Tasting Notes: A nice and clean taste, good from light to dark. Mostly these beans will appeal to medium-dark roast fans but being an exceptionally clean cup, it has some lovely balance and is quite tasty at lighter roasts. Similar to its Indonesian cousins (except washed processed), it gets real hefty into the dark roasts promoting smoky and chocolaty tones with stronger spice notes. Lighter roasting gets a bit floral, slightly fruity with some detectable lemony crispness, sweet edged, fuller bodied similarly to the darker roasts, hints of a chocolaty factor but more dominated with a “European espresso” spice note.
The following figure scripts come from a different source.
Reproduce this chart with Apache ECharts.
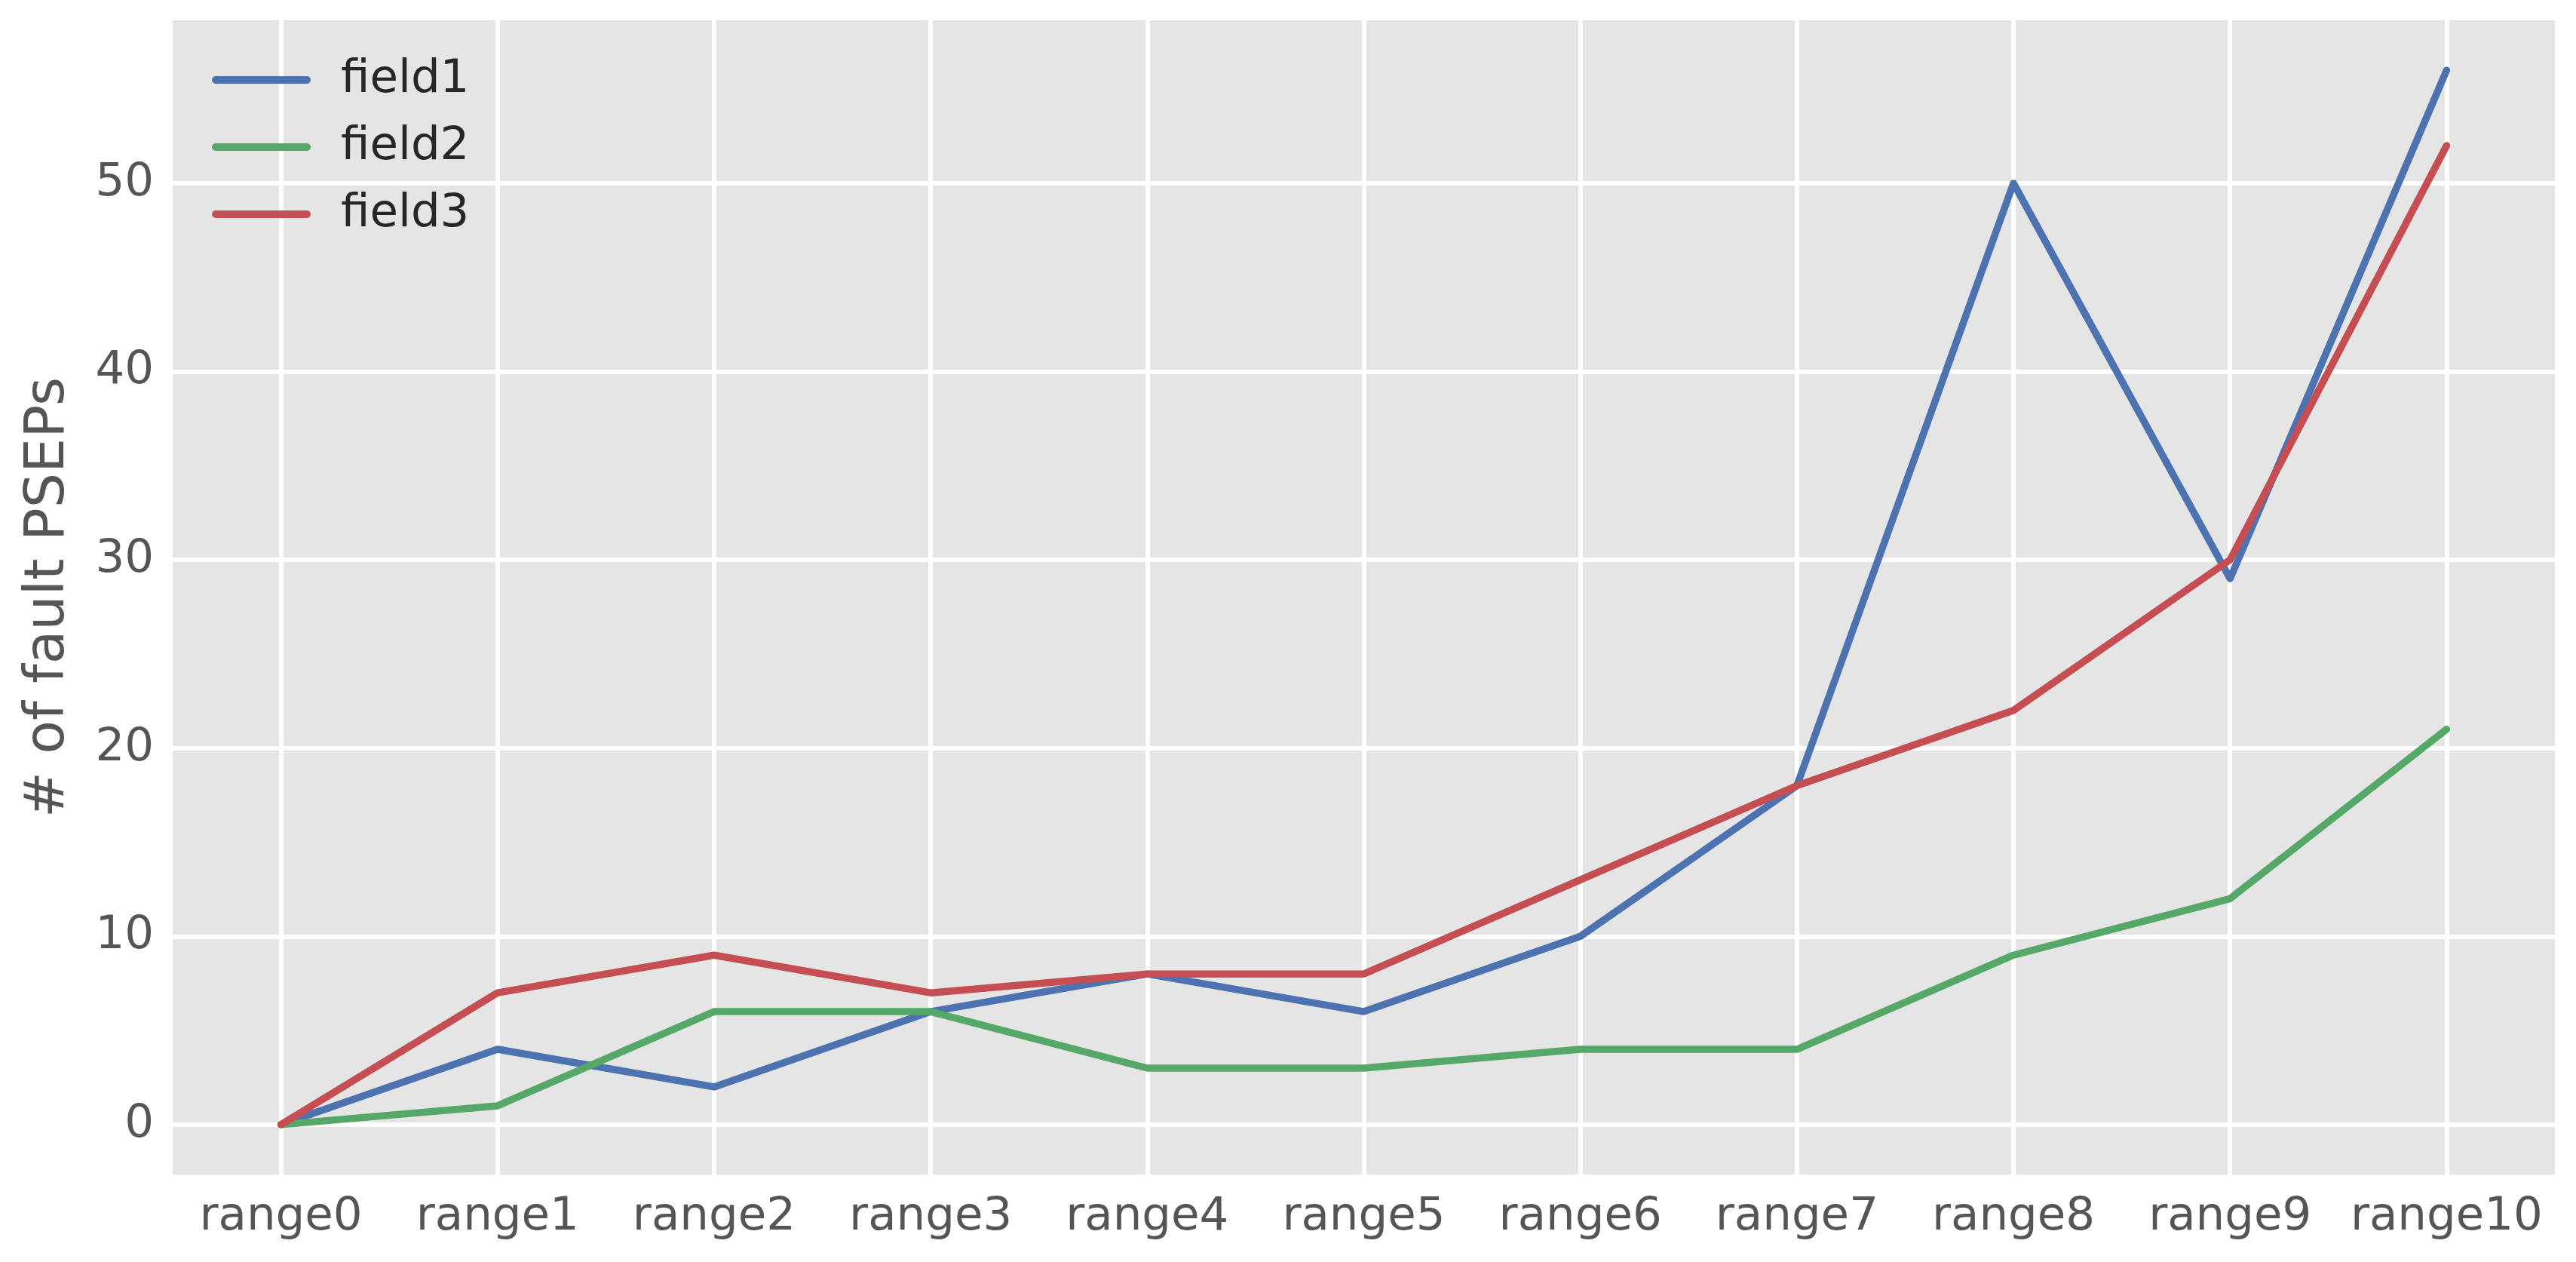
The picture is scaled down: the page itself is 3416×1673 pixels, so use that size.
<!DOCTYPE html>
<html>
<head>
<meta charset="utf-8">
<script src="https://cdn.jsdelivr.net/npm/echarts@6/dist/echarts.min.js"></script>
<style>
html,body{margin:0;padding:0;background:#fff;}
#chart{width:3416px;height:1673px;}
</style>
</head>
<body>
<div id="chart"></div>
<script>
const categories = ['range0','range1','range2','range3','range4','range5','range6','range7','range8','range9','range10'];
const seriesNames = ['field1','field2','field3'];
const field1 = [0, 4, 2, 6, 8, 6, 10, 18, 50, 29, 56];
const field2 = [0, 1, 6, 6, 3, 3, 4, 4, 9, 12, 21];
const field3 = [0, 7, 9, 7, 8, 8, 13, 18, 22, 30, 52];
const yTitle = '# of fault PSEPs';

const colors = ['#4C72B0', '#55A868', '#C44E52'];
const font = 'DejaVu Sans';
const toPairs = arr => arr.map((v, i) => [i, v]);

const chart = echarts.init(document.getElementById('chart'), null, {renderer: 'canvas'});
chart.setOption({
  animation: false,
  backgroundColor: '#ffffff',
  color: colors,
  grid: {
    left: 229, top: 27, right: 28, bottom: 116,
    containLabel: false,
    outerBoundsMode: 'none',
    show: true, backgroundColor: '#E5E5E5', borderWidth: 0
  },
  legend: {
    orient: 'vertical',
    left: 276, top: 69,
    itemWidth: 131, itemHeight: 10, itemGap: 25,
    icon: 'path://M5,0H126A5,5,0,0,1,126,10H5A5,5,0,0,1,5,0Z',
    data: seriesNames,
    textStyle: {fontFamily: font, fontSize: 61, lineHeight: 64, color: '#262626', padding: [0, 0, 0, 35]}
  },
  xAxis: {
    type: 'value',
    min: -0.5, max: 10.5,
    minInterval: 1, maxInterval: 1,
    axisLine: {show: false},
    axisTick: {show: false},
    axisLabel: {
      fontFamily: font, fontSize: 61, color: '#555555', margin: 27,
      showMinLabel: false, showMaxLabel: false,
      formatter: v => (Number.isInteger(v) && categories[v] !== undefined) ? categories[v] : ''
    },
    splitLine: {show: true, showMinLine: false, showMaxLine: false, lineStyle: {color: '#ffffff', width: 6}}
  },
  yAxis: {
    type: 'value',
    min: -2.65, max: 58.65,
    minInterval: 10, maxInterval: 10,
    name: yTitle,
    nameLocation: 'middle',
    nameRotate: 90,
    nameGap: 127,
    nameTextStyle: {fontFamily: font, fontSize: 73, color: '#555555'},
    axisLine: {show: false},
    axisTick: {show: false},
    axisLabel: {
      fontFamily: font, fontSize: 61, color: '#555555', margin: 25,
      showMinLabel: false, showMaxLabel: false,
      formatter: v => (Math.abs(v % 10) < 1e-9) ? String(v) : ''
    },
    splitLine: {show: true, showMinLine: false, showMaxLine: false, lineStyle: {color: '#ffffff', width: 6}}
  },
  series: [field1, field2, field3].map((arr, k) => ({
    name: seriesNames[k],
    type: 'line',
    data: toPairs(arr),
    symbol: 'none',
    lineStyle: {width: 9.5, color: colors[k], cap: 'round', join: 'round'},
    itemStyle: {color: colors[k]},
    z: 2 + k
  }))
});
</script>
</body>
</html>
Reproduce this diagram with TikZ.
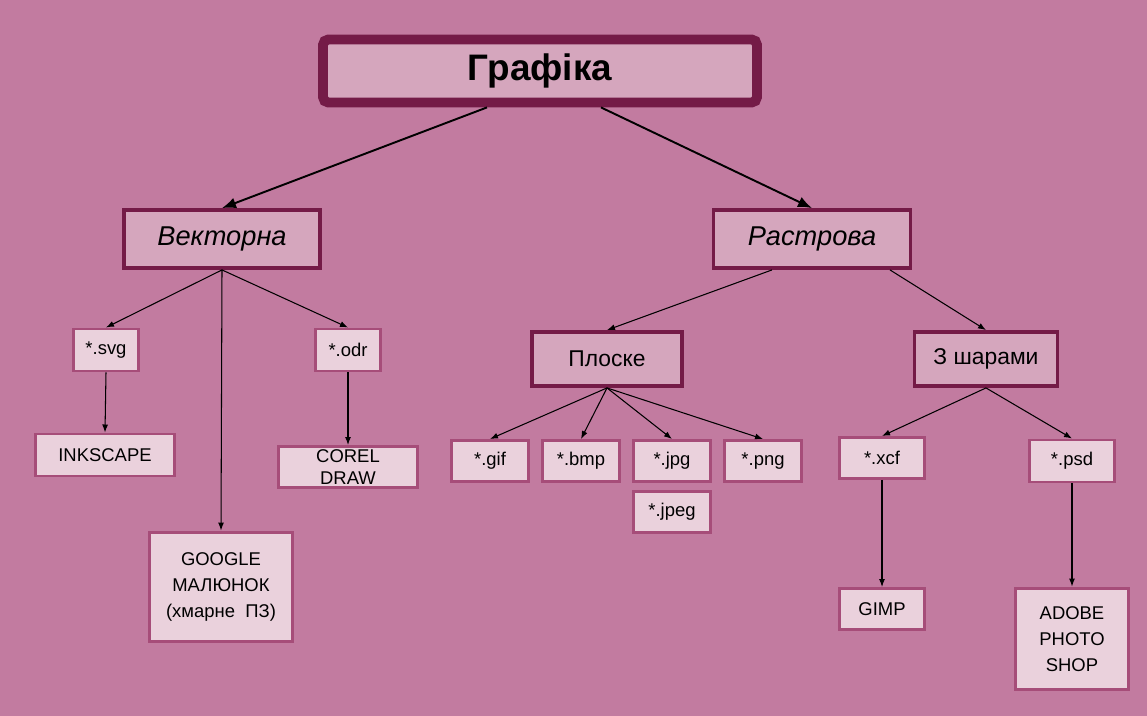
\documentclass[tikz,border=0pt]{standalone}
\usepackage{fontspec}
\setmainfont{Liberation Sans}
\usepackage{xcolor}
\usetikzlibrary{arrows.meta,positioning}

\definecolor{bgmauve}{HTML}{C27BA0}
\definecolor{darkplum}{HTML}{741B47}
\definecolor{midplum}{HTML}{A64D79}
\definecolor{pinkfill}{HTML}{D5A6BD}
\definecolor{leaffill}{HTML}{EAD1DC}

\begin{document}
\begin{tikzpicture}[x=0.02cm,y=-0.02cm,
  node distance=0.14cm,
  topbox/.style={draw=darkplum,line width=5.6pt,rounded corners=3pt,fill=pinkfill,
    minimum width=8.68cm,minimum height=1.26cm,inner sep=0pt,font=\bfseries\fontsize{21}{25}\selectfont},
  kind/.style={draw=darkplum,line width=2.2pt,fill=pinkfill,inner sep=0pt,
    minimum height=1.16cm,font=\itshape\fontsize{15.5}{18}\selectfont},
  sub/.style={draw=darkplum,line width=2.2pt,fill=pinkfill,inner sep=0pt,
    minimum height=1.08cm,font=\fontsize{13}{16}\selectfont},
  leaf/.style={draw=midplum,line width=1.7pt,fill=leaffill,inner sep=0pt,align=center,
    minimum height=0.82cm,font=\fontsize{10.5}{14.7}\selectfont},
  big/.style={-{Latex[length=2.8mm,width=2.2mm]},line width=1.1pt},
  thin/.style={-{Latex[length=1.6mm,width=1.2mm]},line width=0.6pt}]
\fill[bgmauve] (0,0) rectangle (1147,716);
\useasboundingbox (0,0) rectangle (1147,716);

% top and the two kinds
\node[topbox] (graf) at (540,71) {Графіка};
\node[kind,minimum width=3.92cm] (vec) at (222,239) {Векторна};
\node[kind,minimum width=3.94cm] (ras) at (812,239) {Растрова};

% vector side
\node[leaf,minimum width=1.3cm,minimum height=0.84cm] (svg) at (106,350) {*.svg};
\node[leaf,minimum width=1.3cm,minimum height=0.84cm] (odr) at (348,350) {*.odr};
\node[leaf,minimum width=2.8cm,minimum height=0.84cm] (ink) at (105,455) {INKSCAPE};
\node[leaf,minimum width=2.8cm,font=\fontsize{10.5}{12.4}\selectfont] (corel) at (348,467) {COREL\\DRAW};
\node[leaf,minimum width=2.88cm,minimum height=2.2cm] (goog) at (221,587) {GOOGLE\\МАЛЮНОК\\(хмарне\ \ ПЗ)};

% raster side
\node[sub,minimum width=3.0cm] (plo) at (607,359) {Плоске};
\node[sub,minimum width=2.86cm] (shar) at (986,359) {З шарами};
\node[leaf,minimum width=1.54cm] (gif) at (490,461) {*.gif};
\node[leaf,minimum width=1.54cm] (bmp) at (581,461) {*.bmp};
\node[leaf,minimum width=1.54cm] (jpg) at (672,461) {*.jpg};
\node[leaf,minimum width=1.54cm] (png) at (763,461) {*.png};
\node[leaf,minimum width=1.54cm,below=of jpg] (jpeg) {*.jpeg};
\node[leaf,minimum width=1.7cm] (xcf) at (882,458) {*.xcf};
\node[leaf,minimum width=1.7cm,minimum height=0.84cm] (psd) at (1072,461) {*.psd};
\node[leaf,minimum width=1.7cm] (gimp) at (882,609) {GIMP};
\node[leaf,minimum width=2.26cm,minimum height=2.04cm] (adobe) at (1072,639) {ADOBE\\PHOTO\\SHOP};

\draw[big] ([xshift=-1.06cm]graf.south) -- (vec.north);
\draw[big] ([xshift=1.22cm]graf.south) -- (ras.north);
\draw[thin] ([xshift=-0.8cm]ras.south) -- (plo.north);
\draw[thin] ([xshift=1.56cm]ras.south) -- (shar.north);
\foreach \a/\b in {vec/svg,vec/odr,vec/goog,svg/ink,odr/corel,
    plo/gif,plo/bmp,plo/jpg,plo/png,shar/xcf,shar/psd,xcf/gimp,psd/adobe}
  \draw[thin] (\a.south) -- (\b.north);
\end{tikzpicture}
\end{document}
The unique spice note is far muted comparatively to drinking a Robusta coffee but one can see its heritage and linkage in the cup.
Roasting Notes: After drinking this cup at a multitude of roasts and curves, we though it worked best at a strong medium roast. Everyone like it lighter but building a smoother and richer dark tone by pushing the roast made it a wonderful daily drinker. A quicker ramp up (roast higher temps for less time) left the cup a bit crisper and more interesting. If shooting for lighter roasting, would flip the curve and drag it out a bit to develop some darker tones at the light to medium roast levels. Easy to roast, great screen of coffee.
This coffee is produced by 14 select farmers from the Ducurai village. Ducurai is just north of Tatamailau’s peak. It is one coffee in a small portfolio we import each year from CBS, who began by training remote smallholders in farm management and processing, and who is now a highly capable exporter with some of the best smallholder traceability in the world. Each year we receive a spreadsheet with farmer names and farm data, as well as parchment prices paid. This harvest Lacau group farmers received $3.25 per kilogram of dried parchment, which after final dry milling is roughly equivalent to $2.11 per pound of exportable green coffee.
Coffee in Letefoho is not young. Trees are tended to for decades, and due to the lofty, vine-like typica varieties throughout, coffee is often harvested by leaning long wooden ramps against the trunk so that pickers can access the sprawling canopy. Farms range between 0.5 and 1.5 hectares only and tend to be well-shaded by evergreen she-oaks, a natural mulcher and nitrogen fixer. During harvest coffee is picked painstakingly by hand and processed at home on personal or shared pulping equipment, which is often hand-made using wood and textured metal discs.
After fermenting in small personal containers, the coffee is dried on raised beds and constantly sorted for quality. Many of the current harvesting and processing standards come directly from CBS, who has helped establish specialty protocols and invested in improvements to processing equipment. The addition of drying structures, for example, has greatly improved farmers’ ability to consistently meet quality standards for moisture content and water activity. In addition to coffee, Ducurai farmers also manage personal crops of taro and cassava, as well as pigs, goats, fowl, and cows, and many also have personal compost programs in addition to being organic certified.